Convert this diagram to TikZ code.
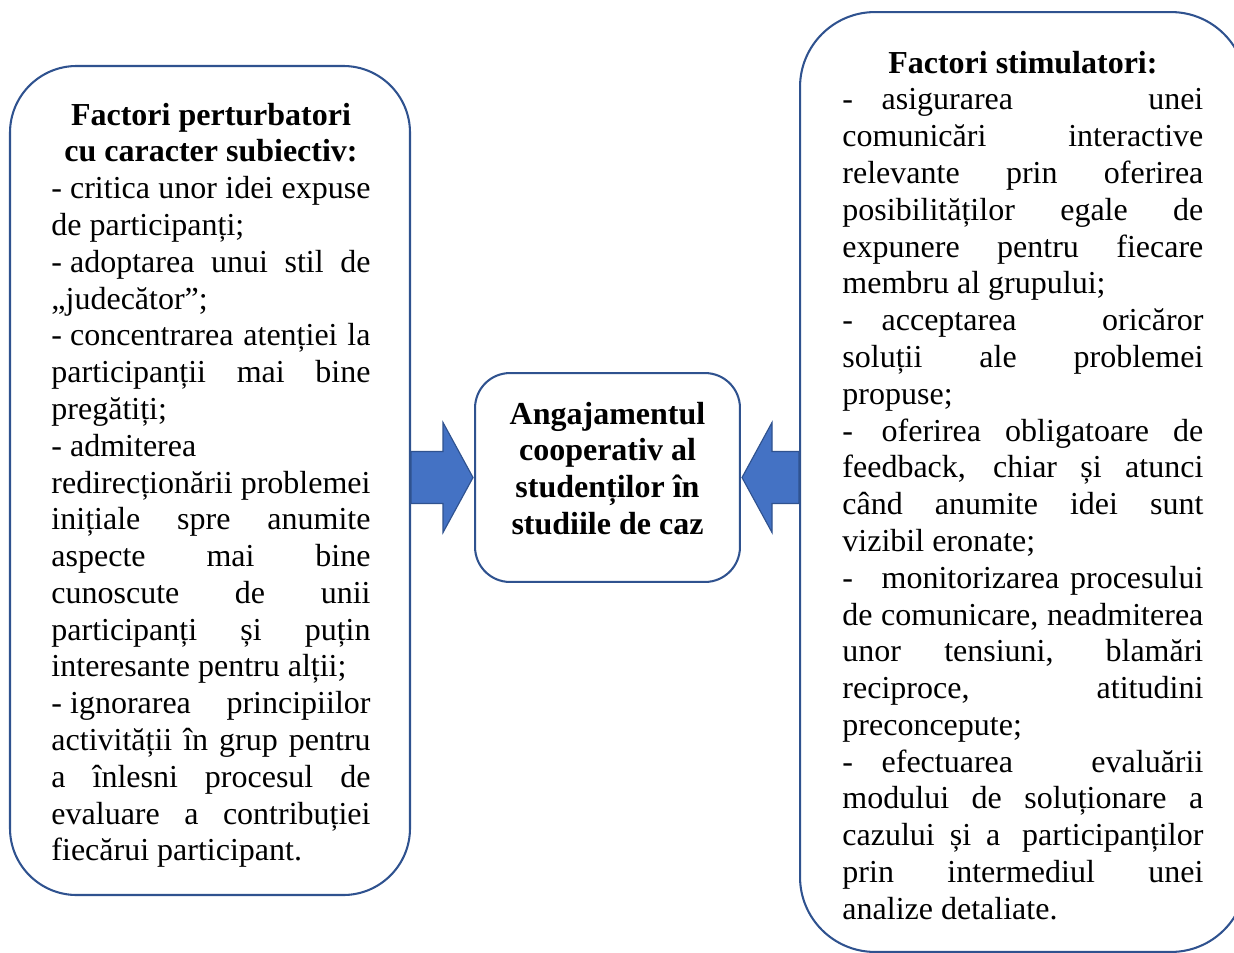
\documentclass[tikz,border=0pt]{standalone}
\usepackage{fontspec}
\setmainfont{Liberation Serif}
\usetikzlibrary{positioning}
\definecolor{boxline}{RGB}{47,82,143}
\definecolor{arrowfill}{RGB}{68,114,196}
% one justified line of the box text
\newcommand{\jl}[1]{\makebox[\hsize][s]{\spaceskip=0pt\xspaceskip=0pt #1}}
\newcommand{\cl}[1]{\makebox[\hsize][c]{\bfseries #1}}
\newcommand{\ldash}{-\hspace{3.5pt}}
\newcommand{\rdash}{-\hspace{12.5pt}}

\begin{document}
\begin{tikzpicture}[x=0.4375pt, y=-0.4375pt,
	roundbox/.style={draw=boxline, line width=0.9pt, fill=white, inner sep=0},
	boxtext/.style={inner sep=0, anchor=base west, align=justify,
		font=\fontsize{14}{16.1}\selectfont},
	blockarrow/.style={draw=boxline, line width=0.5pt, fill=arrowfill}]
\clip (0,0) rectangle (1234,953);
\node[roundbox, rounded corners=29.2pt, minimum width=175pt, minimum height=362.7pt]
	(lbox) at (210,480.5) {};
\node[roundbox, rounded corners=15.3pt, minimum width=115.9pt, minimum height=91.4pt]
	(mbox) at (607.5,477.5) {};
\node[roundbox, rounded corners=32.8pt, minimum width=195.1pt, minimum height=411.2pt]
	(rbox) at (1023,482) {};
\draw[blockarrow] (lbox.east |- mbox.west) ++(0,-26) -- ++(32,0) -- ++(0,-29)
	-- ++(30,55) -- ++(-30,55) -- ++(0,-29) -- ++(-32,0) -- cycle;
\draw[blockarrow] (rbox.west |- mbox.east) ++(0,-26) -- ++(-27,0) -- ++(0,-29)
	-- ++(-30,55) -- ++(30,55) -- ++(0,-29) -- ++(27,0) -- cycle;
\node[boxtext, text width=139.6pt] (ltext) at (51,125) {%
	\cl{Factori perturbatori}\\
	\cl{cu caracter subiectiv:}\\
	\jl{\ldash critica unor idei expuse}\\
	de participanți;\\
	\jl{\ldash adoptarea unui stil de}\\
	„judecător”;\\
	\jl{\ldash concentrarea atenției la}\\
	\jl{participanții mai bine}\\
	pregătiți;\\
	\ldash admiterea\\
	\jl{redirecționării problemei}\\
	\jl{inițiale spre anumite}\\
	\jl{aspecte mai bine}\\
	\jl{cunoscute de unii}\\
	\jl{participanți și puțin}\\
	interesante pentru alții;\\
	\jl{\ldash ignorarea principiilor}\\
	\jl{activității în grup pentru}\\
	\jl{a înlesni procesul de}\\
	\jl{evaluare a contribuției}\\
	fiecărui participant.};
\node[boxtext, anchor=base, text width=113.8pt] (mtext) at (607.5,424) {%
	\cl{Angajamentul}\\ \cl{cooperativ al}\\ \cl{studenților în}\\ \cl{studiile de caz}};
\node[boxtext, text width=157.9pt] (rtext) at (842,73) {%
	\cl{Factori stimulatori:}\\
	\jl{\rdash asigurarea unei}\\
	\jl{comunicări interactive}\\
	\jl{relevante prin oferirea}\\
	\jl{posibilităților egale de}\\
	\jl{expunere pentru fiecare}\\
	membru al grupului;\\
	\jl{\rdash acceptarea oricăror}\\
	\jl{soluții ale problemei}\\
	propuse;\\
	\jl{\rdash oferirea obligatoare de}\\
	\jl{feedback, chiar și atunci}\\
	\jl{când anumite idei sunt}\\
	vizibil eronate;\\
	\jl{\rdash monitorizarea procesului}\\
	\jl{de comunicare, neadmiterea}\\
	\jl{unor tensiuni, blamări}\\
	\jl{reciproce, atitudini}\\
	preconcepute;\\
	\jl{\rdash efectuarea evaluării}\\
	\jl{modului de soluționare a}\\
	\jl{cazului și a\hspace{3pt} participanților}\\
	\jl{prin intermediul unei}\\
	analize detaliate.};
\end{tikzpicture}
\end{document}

◇ ◇ ◇ ◇ ◇

(WORK TO BE COMPLETED):
Extract all the data above exactly, excluding every picture.

(RESPONSE BELOW):
Convert this diagram to TikZ code.
\documentclass[tikz,border=0pt]{standalone}
\usepackage{fontspec}
\setmainfont{Liberation Serif}
\usetikzlibrary{positioning}
\definecolor{boxline}{RGB}{47,82,143}
\definecolor{arrowfill}{RGB}{68,114,196}
% one justified line of the box text
\newcommand{\jl}[1]{\makebox[\hsize][s]{\spaceskip=0pt\xspaceskip=0pt #1}}
\newcommand{\cl}[1]{\makebox[\hsize][c]{\bfseries #1}}
\newcommand{\ldash}{-\hspace{3.5pt}}
\newcommand{\rdash}{-\hspace{12.5pt}}

\begin{document}
\begin{tikzpicture}[x=0.4375pt, y=-0.4375pt,
	roundbox/.style={draw=boxline, line width=0.9pt, fill=white, inner sep=0},
	boxtext/.style={inner sep=0, anchor=base west, align=justify,
		font=\fontsize{14}{16.1}\selectfont},
	blockarrow/.style={draw=boxline, line width=0.5pt, fill=arrowfill}]
\clip (0,0) rectangle (1234,953);
\node[roundbox, rounded corners=29.2pt, minimum width=175pt, minimum height=362.7pt]
	(lbox) at (210,480.5) {};
\node[roundbox, rounded corners=15.3pt, minimum width=115.9pt, minimum height=91.4pt]
	(mbox) at (607.5,477.5) {};
\node[roundbox, rounded corners=32.8pt, minimum width=195.1pt, minimum height=411.2pt]
	(rbox) at (1023,482) {};
\draw[blockarrow] (lbox.east |- mbox.west) ++(0,-26) -- ++(32,0) -- ++(0,-29)
	-- ++(30,55) -- ++(-30,55) -- ++(0,-29) -- ++(-32,0) -- cycle;
\draw[blockarrow] (rbox.west |- mbox.east) ++(0,-26) -- ++(-27,0) -- ++(0,-29)
	-- ++(-30,55) -- ++(30,55) -- ++(0,-29) -- ++(27,0) -- cycle;
\node[boxtext, text width=139.6pt] (ltext) at (51,125) {%
	\cl{Factori perturbatori}\\
	\cl{cu caracter subiectiv:}\\
	\jl{\ldash critica unor idei expuse}\\
	de participanți;\\
	\jl{\ldash adoptarea unui stil de}\\
	„judecător”;\\
	\jl{\ldash concentrarea atenției la}\\
	\jl{participanții mai bine}\\
	pregătiți;\\
	\ldash admiterea\\
	\jl{redirecționării problemei}\\
	\jl{inițiale spre anumite}\\
	\jl{aspecte mai bine}\\
	\jl{cunoscute de unii}\\
	\jl{participanți și puțin}\\
	interesante pentru alții;\\
	\jl{\ldash ignorarea principiilor}\\
	\jl{activității în grup pentru}\\
	\jl{a înlesni procesul de}\\
	\jl{evaluare a contribuției}\\
	fiecărui participant.};
\node[boxtext, anchor=base, text width=113.8pt] (mtext) at (607.5,424) {%
	\cl{Angajamentul}\\ \cl{cooperativ al}\\ \cl{studenților în}\\ \cl{studiile de caz}};
\node[boxtext, text width=157.9pt] (rtext) at (842,73) {%
	\cl{Factori stimulatori:}\\
	\jl{\rdash asigurarea unei}\\
	\jl{comunicări interactive}\\
	\jl{relevante prin oferirea}\\
	\jl{posibilităților egale de}\\
	\jl{expunere pentru fiecare}\\
	membru al grupului;\\
	\jl{\rdash acceptarea oricăror}\\
	\jl{soluții ale problemei}\\
	propuse;\\
	\jl{\rdash oferirea obligatoare de}\\
	\jl{feedback, chiar și atunci}\\
	\jl{când anumite idei sunt}\\
	vizibil eronate;\\
	\jl{\rdash monitorizarea procesului}\\
	\jl{de comunicare, neadmiterea}\\
	\jl{unor tensiuni, blamări}\\
	\jl{reciproce, atitudini}\\
	preconcepute;\\
	\jl{\rdash efectuarea evaluării}\\
	\jl{modului de soluționare a}\\
	\jl{cazului și a\hspace{3pt} participanților}\\
	\jl{prin intermediul unei}\\
	analize detaliate.};
\end{tikzpicture}
\end{document}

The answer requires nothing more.